It’s no secret that in recent years, the political divide between the left and the right has been growing. In today’s highly politicized environment, legislation and policy is often bogged down by political theater or diluted (or inflated) to get just enough votes for approval. The result can make for bad policy in some cases, and no policy in others.
At a time when many seem to pledge their allegiances to Fox News or CNN, a key issue that transcends and unifies across party lines is community and economic development incentives. With program expansions on the table at the local and federal levels, it is more important than ever to foster this seemingly rare consensus.
From President Obama’s Promise Zones to President Trump’s Opportunity Zones, these programs and policies are historically bipartisan and effective at achieving their goals, but without the fanfare of many other better known government programs. Those not in the real estate or economic development world probably don’t often think about the impact community development financing has in their communities. Look at the skyline and you’ll see that a significant portion of the redevelopment of Milwaukee has been built with the assistance of federal, state and local development incentives.
From The Couture and Northwestern Mutual’s Office Tower, to the Fortress Building and Fiserv Forum (to name only a limited few) — many of Milwaukee’s most prized landmarks would not have happened without development incentives.
Knitting together a package of development incentives, equity and traditional debt, or a “capital stack,” to make a project feasible is complex. Whether it is Historic Tax Credits, New Market Tax Credits, Low Incoming Housing Tax Credits, Brownfield Grants, Property Assessed Clean Energy Financing, Tax-Exempt Bonds, and/or TIF, incentives exist at the local, state and federal level and can be carefully crafted to be used together to encourage a developer to take on what might otherwise be a financially infeasible project.
When thinking about piecing together a financing package to make a beneficial project a reality, one recent project comes to mind: Wangard Partners’ Eagleknit development. The $30 million conversion of a historic Walker’s Point industrial building into a 107,000-square-foot office and innovation hub will activate an otherwise stagnant block of Milwaukee and, hopefully, attract hustle, bustle and additional investment. The development was made possible thanks to a complex financing package that included New Market Tax Credits, State Historic Tax Credits, Opportunity Zone funds and Property Assessed Clean Energy financing in addition to conventional financing. Together, these financing options made the project possible, resulting in increased tax base for the City and the creation of new jobs.

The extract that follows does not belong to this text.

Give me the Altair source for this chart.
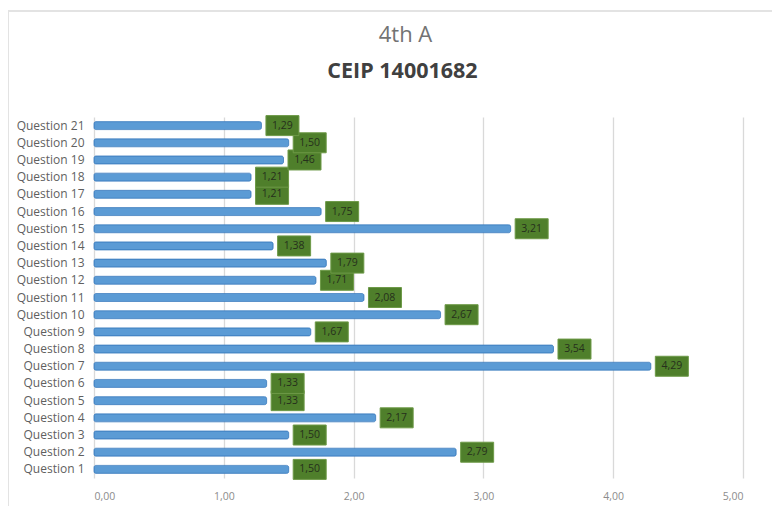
import altair as alt
import pandas as pd

title_text = "4th A"
subtitle_text = "CEIP 14001682"
questions = [f"Question {i}" for i in range(1, 22)]
values = [1.50, 2.79, 1.50, 2.17, 1.33, 1.33, 4.29, 3.54, 1.67, 2.67,
          2.08, 1.71, 1.79, 1.38, 3.21, 1.75, 1.21, 1.21, 1.46, 1.50, 1.29]
x_ticks = [0, 1, 2, 3, 4, 5]

df = pd.DataFrame({"question": questions, "value": values})
df["label"] = [f"{v:.2f}".replace(".", ",") for v in values]
one = pd.DataFrame({"k": [0]})

W, H = 649, 361
FONT = "Open Sans"
order = list(reversed(questions))

x_enc = alt.X("value:Q", scale=alt.Scale(domain=[0, 5], nice=False),
              axis=alt.Axis(values=x_ticks, title=None, domain=False, ticks=False,
                            labelExpr="replace(format(datum.value, '.2f'), '.', ',')",
                            labelColor="#8c8c8c", labelFont=FONT, labelFontSize=10.5,
                            labelPadding=13, gridColor="#d9d9d9", gridWidth=1.3))
y_enc = alt.Y("question:N", sort=order, scale=alt.Scale(paddingInner=0, paddingOuter=0),
              axis=alt.Axis(title=None, domain=False, ticks=False, grid=False,
                            labelColor="#5f5f5f", labelFont=FONT, labelFontSize=12,
                            labelPadding=10))

bars = alt.Chart(df).mark_bar(size=8, color="#5b9bd5", stroke="#3f7fc0",
                              strokeWidth=0.8, cornerRadius=2).encode(x=x_enc, y=y_enc)

boxes = alt.Chart(df).mark_point(
    shape="M-1.65,-1H1.65V1H-1.65Z", size=400, filled=True, opacity=1,
    fill="#4f7f2b", stroke="#6e9a48", strokeWidth=1, xOffset=21
).encode(x="value:Q", y=alt.Y("question:N", sort=order))

texts = alt.Chart(df).mark_text(
    xOffset=21, fontSize=10.5, font=FONT, color="#26301c",
    align="center", baseline="middle"
).encode(x="value:Q", y=alt.Y("question:N", sort=order), text="label:N")

frame_top = alt.Chart(one).mark_rule(color="#e3e3e3", strokeWidth=2).encode(
    x=alt.value(-86), x2=alt.value(W + 40), y=alt.value(-106))
frame_left = alt.Chart(one).mark_rule(color="#e3e3e3", strokeWidth=2).encode(
    x=alt.value(-86), y=alt.value(-106), y2=alt.value(H + 40))

t1 = alt.Chart(one).mark_text(font=FONT, fontSize=22, color="#737373",
                              align="center", baseline="middle").encode(
    x=alt.value(W / 2 - 13), y=alt.value(-82), text=alt.value(title_text))
t2 = alt.Chart(one).mark_text(font=FONT, fontSize=21.5, fontWeight="bold", color="#404040",
                              align="center", baseline="middle").encode(
    x=alt.value(W / 2 - 16), y=alt.value(-45), text=alt.value(subtitle_text))

chart = alt.layer(frame_top, frame_left, t1, t2, bars, boxes, texts).properties(
    width=W, height=H,
    background="white",
    autosize=alt.AutoSizeParams(type="none"),
    padding={"left": 86, "top": 109, "right": 29, "bottom": 28},
).configure_view(strokeWidth=0)

chart.save("out.html", embed_options={"renderer": "svg", "actions": False})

Eagleknit is one example of the long list of Milwaukee redevelopment projects that have leveraged development incentives to fuel the resurgence of areas such as the Third Ward and Walker’s Point, bringing back Milwaukee’s urban core. With anticipated expansions of key incentive programs, including Low Income Housing Tax Credits and New Market Tax Credits, the coming months and years could show even greater investment in and redevelopment of Milwaukee neighborhoods and commercial corridors.

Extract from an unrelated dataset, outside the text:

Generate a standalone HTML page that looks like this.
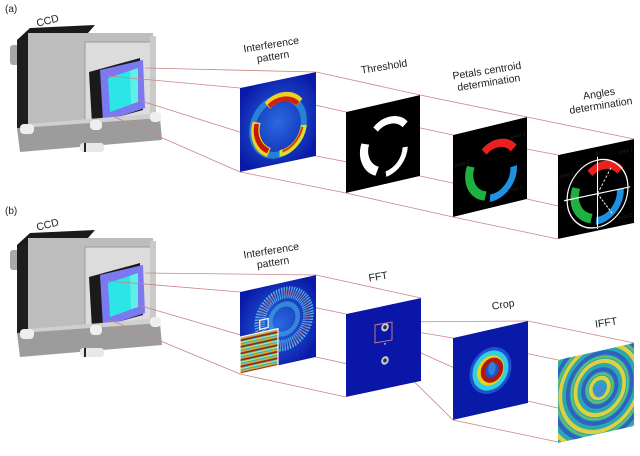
<!DOCTYPE html>
<html><head><meta charset="utf-8"><style>
html,body{margin:0;padding:0;background:#fff;}
svg{display:block;}
text{font-family:"Liberation Sans",sans-serif;fill:#222;}
</style></head><body>
<svg width="640" height="456" viewBox="0 0 640 456" xmlns="http://www.w3.org/2000/svg">
<defs>
<clipPath id="cp"><rect width="100" height="100"/></clipPath>
<radialGradient id="bg1" cx="50%" cy="50%" r="60%"><stop offset="0" stop-color="#2a6ae0"/><stop offset="1" stop-color="#0a1aa8"/></radialGradient>
<pattern id="stripes" width="10" height="8" patternUnits="userSpaceOnUse">
<rect width="10" height="8" fill="#2ab0c0"/><rect y="0" width="10" height="2" fill="#d8b030"/><rect y="2" width="10" height="2" fill="#a02010"/><rect y="5" width="10" height="1.5" fill="#e0e060"/>
</pattern>
<g id="cam">
 <rect x="10" y="45" width="9" height="20" rx="3" fill="#a8a8a8"/>
 <polygon points="17,40 30,28 95,25 88,33 28,40" fill="#1a1a1a"/>
 <rect x="17" y="40" width="11" height="88" fill="#1e1e1e"/>
 <rect x="28" y="33" width="125" height="95" fill="#bdbdbd"/>
 <rect x="85" y="42" width="70" height="86" fill="#dcdcdc" stroke="#9a9a9a"/>
 <rect x="150" y="36" width="6" height="92" fill="#cacaca"/>
 <polygon points="89,72 140,58 143,110 92,124" fill="#1a1a1a"/>
 <polygon points="100,70 143,60 145,108 103,122" fill="#7b78f0"/>
 <polygon points="108,78 138,68 138,102 110,112" fill="#2ce6e6"/>
 <polygon points="130,71 138,68 138,102 131,104" fill="#5ef0e8"/>
 <polygon points="17,128 160,118 162,140 20,152" fill="#9c9c9c"/>
 <polygon points="20,128 160,118 150,114 28,124" fill="#cfcfcf"/>
 <rect x="20" y="124" width="14" height="10" rx="4" fill="#eee"/>
 <rect x="90" y="120" width="12" height="10" rx="4" fill="#eee"/>
 <rect x="150" y="112" width="11" height="10" rx="4" fill="#eee"/>
 <rect x="80" y="143" width="24" height="9" rx="3" fill="#e8e8e8"/>
 <rect x="84" y="143" width="2" height="9" fill="#222"/>
</g>
</defs>

<text x="5" y="12" font-size="10">(a)</text>
<text x="5" y="214" font-size="10">(b)</text>
<text x="36" y="24" font-size="10.5" transform="rotate(-14 48 20)">CCD</text>
<text x="36" y="228" font-size="10.5" transform="rotate(-14 48 224)">CCD</text>
<g transform="rotate(-9 272 50)"><text x="272" y="48" font-size="10.5" text-anchor="middle">Interference</text><text x="272" y="60" font-size="10.5" text-anchor="middle">pattern</text></g>
<g transform="rotate(-9 272 256)"><text x="272" y="254" font-size="10.5" text-anchor="middle">Interference</text><text x="272" y="266" font-size="10.5" text-anchor="middle">pattern</text></g>
<text x="384" y="70" font-size="10.5" text-anchor="middle" transform="rotate(-9 384 66)">Threshold</text>
<g transform="rotate(-9 488 78)"><text x="488" y="74" font-size="10.5" text-anchor="middle">Petals centroid</text><text x="488" y="86" font-size="10.5" text-anchor="middle">determination</text></g>
<g transform="rotate(-9 600 100)"><text x="600" y="97" font-size="10.5" text-anchor="middle">Angles</text><text x="600" y="109" font-size="10.5" text-anchor="middle">determination</text></g>
<text x="378" y="280" font-size="10.5" text-anchor="middle" transform="rotate(-9 378 276)">FFT</text>
<text x="503" y="308" font-size="10.5" text-anchor="middle" transform="rotate(-9 503 304)">Crop</text>
<text x="606" y="326" font-size="10.5" text-anchor="middle" transform="rotate(-9 606 322)">IFFT</text>

<use href="#cam"/>
<use href="#cam" transform="translate(0,205)"/>

<g stroke="#c98585" stroke-width="0.8" fill="none">
<polyline points="145,68 316,72 420,95 527,117 634,139"/>
<polyline points="108,76 240,88 346,112 453,135 558,155"/>
<polyline points="138,100 316,156 420,176 527,199 634,223"/>
<polyline points="110,115 240,172 346,193 453,217 558,239"/>
<polyline points="145,273 316,275 421,298"/>
<polyline points="108,281 240,292 346,314"/>
<polyline points="138,305 316,357 421,380"/>
<polyline points="110,320 240,374 346,397"/>
<polyline points="375,325 453,338 558,360"/>
<polyline points="392,322 528,321 634,343"/>
<polyline points="392,340 528,401 634,426"/>
<polyline points="375,343 453,420 558,442"/>
</g>

<g transform="matrix(0.76,-0.16,0,0.84,240,88)"><g clip-path="url(#cp)">
<rect width="100" height="100" fill="url(#bg1)"/>
<circle cx="50" cy="55" r="34" fill="none" stroke="#30b0e0" stroke-width="8" opacity="0.6"/>
<path d="M36 28 A30 30 0 0 1 78 32" fill="none" stroke="#f0d020" stroke-width="11"/>
<path d="M38 29 A30 30 0 0 1 76 33" fill="none" stroke="#d02010" stroke-width="6"/>
<path d="M22 45 A32 32 0 0 0 38 84" fill="none" stroke="#f0d020" stroke-width="11"/>
<path d="M22 47 A32 32 0 0 0 37 82" fill="none" stroke="#c01808" stroke-width="6"/>
<path d="M52 88 A32 32 0 0 0 84 60" fill="none" stroke="#d8e030" stroke-width="8"/>
<path d="M56 86 A32 32 0 0 0 82 62" fill="none" stroke="#e04010" stroke-width="3"/>
</g></g>
<g transform="matrix(0.74,-0.17,0,0.81,346,112)"><g clip-path="url(#cp)">
<rect width="100" height="100" fill="#000"/>
<path d="M40 30 A28 28 0 0 1 80 32" fill="none" stroke="#fff" stroke-width="9"/>
<path d="M26 45 A30 30 0 0 0 42 82" fill="none" stroke="#fff" stroke-width="11"/>
<path d="M54 88 A30 30 0 0 0 80 60" fill="none" stroke="#fff" stroke-width="7"/>
</g></g>
<g transform="matrix(0.74,-0.18,0,0.82,453,135)"><g clip-path="url(#cp)">
<rect width="100" height="100" fill="#000"/>
<path d="M42 30 A28 28 0 0 1 82 34" fill="none" stroke="#e82020" stroke-width="10"/>
<path d="M24 44 A30 30 0 0 0 44 84" fill="none" stroke="#20b040" stroke-width="11"/>
<path d="M50 88 A30 30 0 0 0 82 56" fill="none" stroke="#2090e0" stroke-width="9"/>
<g fill="#fff" font-size="6.5"><text x="78" y="22">petal 1</text><text x="3" y="40">petal 2</text><text x="74" y="86">petal 3</text></g>
</g></g>
<g transform="matrix(0.76,-0.16,0,0.84,558,155)"><g clip-path="url(#cp)">
<rect width="100" height="100" fill="#000"/>
<path d="M42 30 A28 28 0 0 1 82 34" fill="none" stroke="#e82020" stroke-width="10"/>
<path d="M24 44 A30 30 0 0 0 44 84" fill="none" stroke="#20b040" stroke-width="11"/>
<path d="M50 88 A30 30 0 0 0 82 56" fill="none" stroke="#2090e0" stroke-width="9"/>
<circle cx="52" cy="56" r="40" fill="none" stroke="#fff" stroke-width="1.6"/>
<line x1="52" y1="12" x2="52" y2="98" stroke="#fff" stroke-width="1.4"/>
<line x1="8" y1="56" x2="95" y2="56" stroke="#fff" stroke-width="1.4"/>
<line x1="52" y1="56" x2="70" y2="28" stroke="#fff" stroke-width="1.2" stroke-dasharray="3 2"/>
<line x1="52" y1="56" x2="72" y2="84" stroke="#fff" stroke-width="1.2" stroke-dasharray="3 2"/>
<g fill="#fff" font-size="6"><text x="80" y="14">petal 1</text><text x="2" y="28">petal 2</text><text x="80" y="92">petal 3</text><text x="48" y="10">90</text><text x="48" y="100">270</text></g>
</g></g>
<g transform="matrix(0.76,-0.17,0,0.82,240,292)"><g clip-path="url(#cp)">
<rect width="100" height="100" fill="url(#bg1)"/>
<circle cx="58" cy="45" r="32" fill="none" stroke="#50b8e8" stroke-width="14" stroke-dasharray="1.5 1.5"/>
<circle cx="58" cy="45" r="32" fill="none" stroke="#c05060" stroke-width="6" stroke-dasharray="1 2" opacity="0.8"/>
<circle cx="58" cy="45" r="18" fill="none" stroke="#40a0e0" stroke-width="6" opacity="0.7"/>
<rect x="26" y="40" width="11" height="11" fill="none" stroke="#fff" stroke-width="1.5"/>
<rect x="0" y="55" width="50" height="45" fill="url(#stripes)" stroke="#fff" stroke-width="1.5"/>
</g></g>
<g transform="matrix(0.75,-0.16,0,0.83,346,314)"><g clip-path="url(#cp)">
<rect width="100" height="100" fill="#0a16a8"/>
<circle cx="52" cy="26" r="5" fill="#ccd" /><circle cx="52" cy="26" r="2.5" fill="#2a3a30"/>
<circle cx="52" cy="66" r="5" fill="#ccd"/><circle cx="52" cy="66" r="2.5" fill="#2a3a30"/>
<circle cx="52" cy="46" r="1.2" fill="#aaf"/>
</g></g>
<polygon points="375,325 392,322 392,340 375,343" fill="none" stroke="#d08080" stroke-width="0.9"/>
<g transform="matrix(0.75,-0.17,0,0.82,453,338)"><g clip-path="url(#cp)">
<rect width="100" height="100" fill="#0a1aa8"/>
<circle cx="50" cy="50" r="28" fill="#2060d8" opacity="0.8"/>
<circle cx="50" cy="50" r="20" fill="none" stroke="#30d0e0" stroke-width="8"/>
<circle cx="50" cy="50" r="15" fill="none" stroke="#e8d020" stroke-width="6"/>
<circle cx="52" cy="50" r="12" fill="none" stroke="#b01808" stroke-width="6"/>
<ellipse cx="52" cy="48" rx="5" ry="8" fill="#3080e0"/>
</g></g>
<g transform="matrix(0.76,-0.17,0,0.83,558,360)"><g clip-path="url(#cp)">
<rect width="100" height="100" fill="#2aa8b0"/>
<g fill="none" stroke-width="5">
<circle cx="55" cy="45" r="12" stroke="#e0d040"/>
<circle cx="55" cy="45" r="22" stroke="#3060c0"/>
<circle cx="55" cy="45" r="32" stroke="#e0d040"/>
<circle cx="55" cy="45" r="42" stroke="#3060c0"/>
<circle cx="55" cy="45" r="52" stroke="#e0d040"/>
<circle cx="55" cy="45" r="62" stroke="#3060c0"/>
<circle cx="55" cy="45" r="72" stroke="#e0d040"/>
</g>
<g fill="none" stroke-width="2" stroke="#70c060"><circle cx="55" cy="45" r="17"/><circle cx="55" cy="45" r="37"/><circle cx="55" cy="45" r="57"/></g>
<circle cx="55" cy="48" r="8" fill="#4090d0"/>
</g></g>
</svg>
</body></html>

Since 1986, the federal Low Income Housing Tax Credits program has leveraged private capital to fund high quality and affordable rental housing. According to the Wisconsin Housing and Economic Development Authority (WHEDA), the sole administrator for federal housing tax credits in Wisconsin, more than $445 million has been awarded for the development and rehabilitation of more than 53,000 units of rental housing since the program’s creation. In April, a bipartisan group within the U.S. Congress introduced the Affordable Housing Credit Improvement Act (AHCIA) of 2021 aimed at addressing the nation’s shortage of affordable housing through the expansion of the Low Income Housing Tax Credits program.
The passage of the AHCIA would build upon the Consolidated Appropriations Act of 2021, which was passed by Congress in December 2020. The bill included a five-year, $25 billion annual extension of New Markets Tax Credits, which incentivize growth and investment in low-income communities. According to the U.S. Department of the Treasury, for every $1 invested by the Federal government, the New Markets Tax Credits Program generates over $8 of private investment. Additionally, since 2003, the program has created or retained more than 830,000 jobs.
These bills — and the investment they have encouraged — have been a bright spot in what has otherwise been partisan politics. Our hope is that these programs and other economic development programs like them will continue to be valued and promoted by both sides of the aisle. Our communities will be better for it.